Virginia lawyer and municipal official (1857–1910)

Eston Randolph (December 7, 1857 – April 28, 1910) was an American lawyer and municipal official who served as the fifth city solicitor of Roanoke, Virginia, from 1892 to 1893. During a legal career in Virginia and later West Virginia, he practiced criminal and municipal law and represented Roanoke in litigation before the Supreme Court of Virginia.

==Early life and education==
Randolph was born on December 7, 1857, in Clarke County, Virginia, a member of the prominent Randolph family of Virginia. He received his education at the College of William & Mary. He arrived to the City of Roanoke in 1882.

==Career==
By the beginning of the 1890s, Randolph was appearing regularly in Roanoke courts. In January 1891, for example, he represented a defendant in a criminal proceeding reported by the local press. He was also active in Democratic politics.

===City solicitor===
On July 6, 1892, Roanoke's city council elected Randolph city solicitor on the first ballot. The city's historical roster of elected officers records that he served from 1892 to 1893, succeeding T. T. Miller and preceding William A. Glasgow Jr. The position carried an annual salary of $900 in 1893.

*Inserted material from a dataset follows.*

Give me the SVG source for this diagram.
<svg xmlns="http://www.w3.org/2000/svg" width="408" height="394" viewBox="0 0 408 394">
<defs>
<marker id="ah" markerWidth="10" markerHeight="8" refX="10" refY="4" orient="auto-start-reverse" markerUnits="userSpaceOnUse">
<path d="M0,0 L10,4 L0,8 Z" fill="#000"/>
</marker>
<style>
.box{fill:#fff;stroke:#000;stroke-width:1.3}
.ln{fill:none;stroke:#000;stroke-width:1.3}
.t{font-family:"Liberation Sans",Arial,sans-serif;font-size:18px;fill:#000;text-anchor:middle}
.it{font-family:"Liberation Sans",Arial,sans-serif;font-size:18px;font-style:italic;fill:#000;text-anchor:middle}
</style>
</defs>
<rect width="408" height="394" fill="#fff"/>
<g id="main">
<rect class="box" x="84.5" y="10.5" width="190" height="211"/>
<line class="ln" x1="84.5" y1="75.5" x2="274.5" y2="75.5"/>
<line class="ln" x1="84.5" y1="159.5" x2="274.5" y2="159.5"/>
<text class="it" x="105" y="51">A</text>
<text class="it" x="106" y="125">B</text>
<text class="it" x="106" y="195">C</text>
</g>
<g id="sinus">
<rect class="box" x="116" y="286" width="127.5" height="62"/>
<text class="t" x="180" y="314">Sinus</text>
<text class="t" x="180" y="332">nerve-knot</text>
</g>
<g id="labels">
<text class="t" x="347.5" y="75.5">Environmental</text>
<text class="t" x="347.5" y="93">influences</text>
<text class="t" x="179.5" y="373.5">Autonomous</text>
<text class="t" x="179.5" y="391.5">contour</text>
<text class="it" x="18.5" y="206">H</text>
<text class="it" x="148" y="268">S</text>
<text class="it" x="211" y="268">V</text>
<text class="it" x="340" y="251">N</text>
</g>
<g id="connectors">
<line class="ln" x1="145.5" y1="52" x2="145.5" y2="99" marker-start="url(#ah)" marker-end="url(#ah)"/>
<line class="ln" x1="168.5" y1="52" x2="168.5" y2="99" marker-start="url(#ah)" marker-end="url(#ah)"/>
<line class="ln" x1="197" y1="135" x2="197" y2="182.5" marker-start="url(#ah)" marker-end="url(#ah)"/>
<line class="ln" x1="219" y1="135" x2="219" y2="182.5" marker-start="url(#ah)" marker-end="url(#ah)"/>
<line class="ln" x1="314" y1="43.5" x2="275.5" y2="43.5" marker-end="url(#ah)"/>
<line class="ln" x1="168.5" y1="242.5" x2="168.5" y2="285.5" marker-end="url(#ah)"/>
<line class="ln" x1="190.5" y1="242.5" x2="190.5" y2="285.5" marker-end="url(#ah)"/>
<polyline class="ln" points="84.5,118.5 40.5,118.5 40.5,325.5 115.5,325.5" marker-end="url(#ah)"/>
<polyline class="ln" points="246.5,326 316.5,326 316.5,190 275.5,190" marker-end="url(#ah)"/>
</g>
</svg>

Randolph's work as city solicitor included representing the municipality in court and advising the city council. In June 1893, he appeared for Roanoke before the Supreme Court of Appeals of Virginia in Beal v. City of Roanoke. The court issued its reported decision on June 22, 1893, at 90 Va. 77 and 17 S.E. 738. The case concerned the delegation of a municipal governing body's authority over city property. The decision was subsequently cited in a Harvard Law Review discussion of municipal authority to delegate the power to lease property.

===Later practice===
Randolph continued practicing in Roanoke after leaving municipal office. Newspaper reports identify him as defense counsel in criminal proceedings and record that he conducted legal business in federal court. This federal-court appearance was private legal work rather than federal public service.

In 1897, Randolph participated in the widely reported Hall–Cannon–Smith conspiracy proceeding in Norfolk. The defendants were accused of conspiring to manufacture evidence for use in a divorce case. Randolph delivered the opening defense argument, followed by Judge D. Tucker Brooke; the prosecution's closing argument was delivered by Alfred P. Thom. Argument concluded the following day, after which the matter was submitted to Judge Hanckel for decision.

Randolph later moved to Benwood, West Virginia, where he continued practicing law. He was elected city solicitor of Benwood not long after his arrival and still held that office at the time of his death in 1910.

==Death==
Randolph died suddenly at his home in Benwood on April 28, 1910, aged 52.